The first thing he said to me when I walked into the house was “Wisdom doesn’t grow with age.” It didn’t take long for me to realise what Ken had meant by this. A man who is almost twice my age; whose speech and articulation is arguably more precise and coherent than my own; who, despite his eye-sight being reduced to peripheral vision only, can still look you straight in the eye – Ken is a very shy and humble man, but he has a wry sense of humour.

“Many a fella’s swung a pick or an axe,” he tells me, “would’ve made a good doctor.” Then he leans over toward me with a mischievous grin and says, “And many a doctor who shoulda been out swingin’ a pick or an axe.”

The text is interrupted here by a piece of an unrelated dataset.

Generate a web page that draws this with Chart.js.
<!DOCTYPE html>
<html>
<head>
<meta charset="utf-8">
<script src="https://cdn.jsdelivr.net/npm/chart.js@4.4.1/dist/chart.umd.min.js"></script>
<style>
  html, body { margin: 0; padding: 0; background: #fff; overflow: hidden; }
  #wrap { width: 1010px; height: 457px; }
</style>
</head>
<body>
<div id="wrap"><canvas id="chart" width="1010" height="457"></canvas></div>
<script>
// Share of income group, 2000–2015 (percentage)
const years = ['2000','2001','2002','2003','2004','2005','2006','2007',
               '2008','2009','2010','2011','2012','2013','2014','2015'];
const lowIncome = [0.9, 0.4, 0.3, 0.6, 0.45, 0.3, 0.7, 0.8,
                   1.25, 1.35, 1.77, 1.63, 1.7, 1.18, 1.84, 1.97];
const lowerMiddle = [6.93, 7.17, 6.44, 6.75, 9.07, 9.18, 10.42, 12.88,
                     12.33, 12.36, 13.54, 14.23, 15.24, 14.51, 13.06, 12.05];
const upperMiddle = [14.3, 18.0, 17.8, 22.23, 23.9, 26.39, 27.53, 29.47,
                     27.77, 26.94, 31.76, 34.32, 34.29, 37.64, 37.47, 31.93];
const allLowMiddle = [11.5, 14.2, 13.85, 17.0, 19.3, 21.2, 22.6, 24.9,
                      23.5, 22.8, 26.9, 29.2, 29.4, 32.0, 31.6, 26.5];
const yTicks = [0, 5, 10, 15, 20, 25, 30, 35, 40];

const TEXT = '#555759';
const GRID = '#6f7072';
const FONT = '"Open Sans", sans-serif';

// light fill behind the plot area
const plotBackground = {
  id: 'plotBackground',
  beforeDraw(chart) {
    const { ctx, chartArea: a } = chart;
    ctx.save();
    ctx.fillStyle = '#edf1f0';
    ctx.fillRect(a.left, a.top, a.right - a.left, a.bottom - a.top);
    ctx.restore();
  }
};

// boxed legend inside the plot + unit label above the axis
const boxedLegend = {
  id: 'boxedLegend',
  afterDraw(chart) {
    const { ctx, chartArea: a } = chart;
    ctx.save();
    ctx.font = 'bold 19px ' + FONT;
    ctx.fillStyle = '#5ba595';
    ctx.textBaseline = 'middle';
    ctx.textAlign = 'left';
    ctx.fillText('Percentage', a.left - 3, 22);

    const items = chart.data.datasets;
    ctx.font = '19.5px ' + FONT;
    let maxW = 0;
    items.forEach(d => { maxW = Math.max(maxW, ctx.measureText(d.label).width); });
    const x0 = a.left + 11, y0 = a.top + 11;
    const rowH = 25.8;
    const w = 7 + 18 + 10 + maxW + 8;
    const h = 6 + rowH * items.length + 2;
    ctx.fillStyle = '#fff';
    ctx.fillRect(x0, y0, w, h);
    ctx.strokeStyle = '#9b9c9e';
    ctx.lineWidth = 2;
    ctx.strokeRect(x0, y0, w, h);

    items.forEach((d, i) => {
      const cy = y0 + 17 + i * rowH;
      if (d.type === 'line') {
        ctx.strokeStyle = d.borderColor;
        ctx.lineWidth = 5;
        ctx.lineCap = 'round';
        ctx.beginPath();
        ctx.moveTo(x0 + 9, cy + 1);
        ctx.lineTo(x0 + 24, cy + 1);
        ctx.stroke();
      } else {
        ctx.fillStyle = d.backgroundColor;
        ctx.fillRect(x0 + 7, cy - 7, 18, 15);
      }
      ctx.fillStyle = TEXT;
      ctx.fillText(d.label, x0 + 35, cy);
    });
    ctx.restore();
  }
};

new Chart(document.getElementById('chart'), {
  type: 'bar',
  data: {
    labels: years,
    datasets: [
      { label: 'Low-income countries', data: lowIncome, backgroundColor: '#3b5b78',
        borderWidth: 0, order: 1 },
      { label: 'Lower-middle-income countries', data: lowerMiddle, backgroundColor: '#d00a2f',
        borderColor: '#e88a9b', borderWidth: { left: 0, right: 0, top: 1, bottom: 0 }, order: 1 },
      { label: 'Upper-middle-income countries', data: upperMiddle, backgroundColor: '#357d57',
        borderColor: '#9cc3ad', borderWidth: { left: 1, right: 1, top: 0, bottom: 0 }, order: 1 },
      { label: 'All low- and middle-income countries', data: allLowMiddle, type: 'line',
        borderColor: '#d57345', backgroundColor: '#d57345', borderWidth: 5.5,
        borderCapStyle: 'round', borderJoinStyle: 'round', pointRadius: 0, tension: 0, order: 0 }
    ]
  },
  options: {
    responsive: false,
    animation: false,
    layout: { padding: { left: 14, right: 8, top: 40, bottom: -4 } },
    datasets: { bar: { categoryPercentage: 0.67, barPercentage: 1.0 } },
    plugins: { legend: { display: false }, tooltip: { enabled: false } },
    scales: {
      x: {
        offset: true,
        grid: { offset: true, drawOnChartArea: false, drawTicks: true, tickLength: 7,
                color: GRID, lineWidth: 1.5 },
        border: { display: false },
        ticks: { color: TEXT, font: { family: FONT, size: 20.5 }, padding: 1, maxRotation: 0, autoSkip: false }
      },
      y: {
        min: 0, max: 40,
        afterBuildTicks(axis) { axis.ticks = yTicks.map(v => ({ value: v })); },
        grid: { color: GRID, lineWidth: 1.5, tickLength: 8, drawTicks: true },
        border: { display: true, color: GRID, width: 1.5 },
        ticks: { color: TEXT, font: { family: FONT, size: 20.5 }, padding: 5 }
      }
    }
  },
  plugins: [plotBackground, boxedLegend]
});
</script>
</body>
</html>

Moving to St George at the age of 23, Ken has only ever been away from the town once. I stated the obvious: “You must have seen a lot of changes in the place over the years.”

“Oh yes,” he replies. “Too many cars. The world moves on wheels now.” He is not a fan of traffic, which is rather ironic given he’d moved here to be a road builder. “Things always change. People come and go,” he continues. “The world has changed, but that’s what happens. Everything changes. It’s not progress, it’s reality. K. B. Cameron once said ‘Sons have got to be brighter than their fathers if there’s to be progress in this world’.”

Well Ken, I have to say, if your sons and grandsons are any brighter than you, then yes, there is progress. I’m not sure if I really learnt anything much about Ken’s personal history, but I feel meeting him has been an experience to be treasured. Thanks Ken.